_Problem details_: Which lines run from the first one up to and including the one with "40, 45, 50];"? Print exactly those.

Start of Material

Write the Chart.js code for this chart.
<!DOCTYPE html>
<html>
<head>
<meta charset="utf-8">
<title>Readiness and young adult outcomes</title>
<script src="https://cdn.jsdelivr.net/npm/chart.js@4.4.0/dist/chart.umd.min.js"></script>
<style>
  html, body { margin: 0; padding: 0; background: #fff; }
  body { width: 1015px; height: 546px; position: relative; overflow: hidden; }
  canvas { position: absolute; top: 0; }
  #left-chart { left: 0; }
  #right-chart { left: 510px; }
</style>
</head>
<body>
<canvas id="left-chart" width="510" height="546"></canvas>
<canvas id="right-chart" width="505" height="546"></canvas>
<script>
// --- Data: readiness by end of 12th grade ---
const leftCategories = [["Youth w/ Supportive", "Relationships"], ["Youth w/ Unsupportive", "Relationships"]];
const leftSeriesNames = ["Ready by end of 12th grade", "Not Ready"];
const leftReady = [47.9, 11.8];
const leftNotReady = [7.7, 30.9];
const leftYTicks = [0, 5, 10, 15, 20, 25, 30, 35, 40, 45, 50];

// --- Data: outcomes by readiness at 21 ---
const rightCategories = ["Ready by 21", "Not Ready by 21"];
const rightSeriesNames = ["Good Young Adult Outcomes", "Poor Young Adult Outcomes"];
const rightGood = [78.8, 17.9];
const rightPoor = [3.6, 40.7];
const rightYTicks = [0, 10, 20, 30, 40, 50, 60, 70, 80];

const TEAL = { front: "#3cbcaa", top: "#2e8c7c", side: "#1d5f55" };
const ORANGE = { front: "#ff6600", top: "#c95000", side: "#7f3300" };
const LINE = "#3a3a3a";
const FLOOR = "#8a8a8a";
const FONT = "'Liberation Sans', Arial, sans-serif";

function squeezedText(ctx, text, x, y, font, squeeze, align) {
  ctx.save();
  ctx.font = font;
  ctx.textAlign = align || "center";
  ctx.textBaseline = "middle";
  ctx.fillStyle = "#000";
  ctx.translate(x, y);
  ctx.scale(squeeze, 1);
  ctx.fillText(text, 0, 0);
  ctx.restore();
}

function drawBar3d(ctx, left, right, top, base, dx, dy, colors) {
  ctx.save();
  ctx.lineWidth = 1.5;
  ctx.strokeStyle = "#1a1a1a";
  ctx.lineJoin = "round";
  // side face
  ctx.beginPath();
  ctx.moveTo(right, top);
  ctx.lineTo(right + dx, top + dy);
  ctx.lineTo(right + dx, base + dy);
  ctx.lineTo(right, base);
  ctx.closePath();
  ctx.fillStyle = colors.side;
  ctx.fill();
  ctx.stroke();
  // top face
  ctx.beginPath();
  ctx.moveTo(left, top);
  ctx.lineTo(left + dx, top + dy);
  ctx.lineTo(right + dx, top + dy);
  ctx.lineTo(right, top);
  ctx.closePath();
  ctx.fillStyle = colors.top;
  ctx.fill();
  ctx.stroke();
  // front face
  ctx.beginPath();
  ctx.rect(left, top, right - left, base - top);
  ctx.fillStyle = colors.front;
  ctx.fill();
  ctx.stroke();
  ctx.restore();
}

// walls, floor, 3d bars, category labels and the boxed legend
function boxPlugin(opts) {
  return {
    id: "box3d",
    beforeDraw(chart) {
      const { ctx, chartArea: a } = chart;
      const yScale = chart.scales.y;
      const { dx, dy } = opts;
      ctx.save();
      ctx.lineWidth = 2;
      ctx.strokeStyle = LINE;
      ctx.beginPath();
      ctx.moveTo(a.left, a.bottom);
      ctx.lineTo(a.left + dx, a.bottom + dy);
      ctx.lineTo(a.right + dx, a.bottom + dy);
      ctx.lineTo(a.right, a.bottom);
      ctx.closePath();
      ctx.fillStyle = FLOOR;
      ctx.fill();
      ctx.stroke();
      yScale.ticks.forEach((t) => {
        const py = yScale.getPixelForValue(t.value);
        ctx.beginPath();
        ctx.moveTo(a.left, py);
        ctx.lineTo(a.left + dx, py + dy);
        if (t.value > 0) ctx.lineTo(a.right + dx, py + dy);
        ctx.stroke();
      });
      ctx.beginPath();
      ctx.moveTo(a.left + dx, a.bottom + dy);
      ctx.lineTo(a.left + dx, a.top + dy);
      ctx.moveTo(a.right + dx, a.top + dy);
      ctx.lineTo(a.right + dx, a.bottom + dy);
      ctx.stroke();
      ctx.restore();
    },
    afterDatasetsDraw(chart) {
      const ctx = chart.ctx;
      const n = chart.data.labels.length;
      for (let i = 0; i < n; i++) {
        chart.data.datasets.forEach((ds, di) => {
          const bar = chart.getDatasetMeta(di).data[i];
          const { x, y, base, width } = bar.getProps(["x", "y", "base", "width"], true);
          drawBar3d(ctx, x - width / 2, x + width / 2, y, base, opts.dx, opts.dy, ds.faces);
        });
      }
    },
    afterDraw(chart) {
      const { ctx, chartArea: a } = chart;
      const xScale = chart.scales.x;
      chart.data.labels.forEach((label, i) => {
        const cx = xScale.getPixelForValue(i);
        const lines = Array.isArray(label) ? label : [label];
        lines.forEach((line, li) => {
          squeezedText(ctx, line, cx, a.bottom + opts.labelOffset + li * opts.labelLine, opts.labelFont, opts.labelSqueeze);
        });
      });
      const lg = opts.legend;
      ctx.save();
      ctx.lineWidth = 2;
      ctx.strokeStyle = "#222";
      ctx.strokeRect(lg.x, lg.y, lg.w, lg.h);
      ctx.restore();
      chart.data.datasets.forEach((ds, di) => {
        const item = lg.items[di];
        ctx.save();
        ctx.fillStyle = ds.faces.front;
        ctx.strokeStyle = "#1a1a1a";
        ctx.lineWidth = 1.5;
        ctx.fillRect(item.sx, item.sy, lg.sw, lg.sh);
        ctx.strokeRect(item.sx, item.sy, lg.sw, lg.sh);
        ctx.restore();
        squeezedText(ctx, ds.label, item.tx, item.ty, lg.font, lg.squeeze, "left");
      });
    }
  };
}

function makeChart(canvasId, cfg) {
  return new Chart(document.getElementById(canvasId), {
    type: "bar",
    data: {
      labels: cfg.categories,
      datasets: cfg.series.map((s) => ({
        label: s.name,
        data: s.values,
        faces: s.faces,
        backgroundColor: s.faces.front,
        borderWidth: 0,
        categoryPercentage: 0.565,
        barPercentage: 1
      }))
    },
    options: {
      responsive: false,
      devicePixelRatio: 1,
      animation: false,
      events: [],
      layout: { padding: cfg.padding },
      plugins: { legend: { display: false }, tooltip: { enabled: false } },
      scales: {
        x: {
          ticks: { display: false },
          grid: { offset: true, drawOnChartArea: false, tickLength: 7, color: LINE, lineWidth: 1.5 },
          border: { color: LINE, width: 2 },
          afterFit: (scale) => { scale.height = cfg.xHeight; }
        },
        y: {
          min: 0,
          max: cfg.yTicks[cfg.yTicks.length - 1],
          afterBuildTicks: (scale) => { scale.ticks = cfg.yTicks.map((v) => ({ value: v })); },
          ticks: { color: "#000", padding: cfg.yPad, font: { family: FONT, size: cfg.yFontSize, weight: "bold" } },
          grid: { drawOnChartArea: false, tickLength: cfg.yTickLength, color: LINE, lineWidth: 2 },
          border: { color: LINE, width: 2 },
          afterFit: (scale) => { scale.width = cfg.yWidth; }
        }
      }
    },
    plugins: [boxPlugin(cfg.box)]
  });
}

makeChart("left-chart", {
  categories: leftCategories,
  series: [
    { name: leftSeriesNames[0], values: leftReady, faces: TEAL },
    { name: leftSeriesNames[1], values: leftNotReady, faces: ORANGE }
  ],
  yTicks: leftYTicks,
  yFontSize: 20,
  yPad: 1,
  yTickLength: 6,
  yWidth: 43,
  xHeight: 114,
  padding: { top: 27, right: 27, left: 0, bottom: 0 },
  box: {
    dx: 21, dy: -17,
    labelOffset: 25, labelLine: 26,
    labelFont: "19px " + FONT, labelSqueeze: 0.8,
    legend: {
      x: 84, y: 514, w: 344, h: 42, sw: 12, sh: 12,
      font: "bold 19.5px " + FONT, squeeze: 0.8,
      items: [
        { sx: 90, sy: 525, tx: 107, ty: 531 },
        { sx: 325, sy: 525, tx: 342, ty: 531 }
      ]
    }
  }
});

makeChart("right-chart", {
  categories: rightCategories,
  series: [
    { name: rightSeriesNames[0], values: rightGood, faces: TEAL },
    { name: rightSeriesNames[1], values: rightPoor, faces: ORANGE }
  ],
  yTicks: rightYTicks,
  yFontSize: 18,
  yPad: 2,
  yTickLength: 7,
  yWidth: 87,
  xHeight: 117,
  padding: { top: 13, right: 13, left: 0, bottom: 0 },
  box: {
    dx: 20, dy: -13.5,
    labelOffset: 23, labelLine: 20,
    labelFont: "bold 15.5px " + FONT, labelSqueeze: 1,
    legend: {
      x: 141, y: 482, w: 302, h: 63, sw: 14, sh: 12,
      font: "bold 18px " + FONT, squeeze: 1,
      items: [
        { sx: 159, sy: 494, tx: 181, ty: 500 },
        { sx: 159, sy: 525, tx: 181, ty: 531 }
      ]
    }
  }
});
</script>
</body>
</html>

End of Material

_Reply to the exercise_:
Write the Chart.js code for this chart.
<!DOCTYPE html>
<html>
<head>
<meta charset="utf-8">
<title>Readiness and young adult outcomes</title>
<script src="https://cdn.jsdelivr.net/npm/chart.js@4.4.0/dist/chart.umd.min.js"></script>
<style>
  html, body { margin: 0; padding: 0; background: #fff; }
  body { width: 1015px; height: 546px; position: relative; overflow: hidden; }
  canvas { position: absolute; top: 0; }
  #left-chart { left: 0; }
  #right-chart { left: 510px; }
</style>
</head>
<body>
<canvas id="left-chart" width="510" height="546"></canvas>
<canvas id="right-chart" width="505" height="546"></canvas>
<script>
// --- Data: readiness by end of 12th grade ---
const leftCategories = [["Youth w/ Supportive", "Relationships"], ["Youth w/ Unsupportive", "Relationships"]];
const leftSeriesNames = ["Ready by end of 12th grade", "Not Ready"];
const leftReady = [47.9, 11.8];
const leftNotReady = [7.7, 30.9];
const leftYTicks = [0, 5, 10, 15, 20, 25, 30, 35, 40, 45, 50];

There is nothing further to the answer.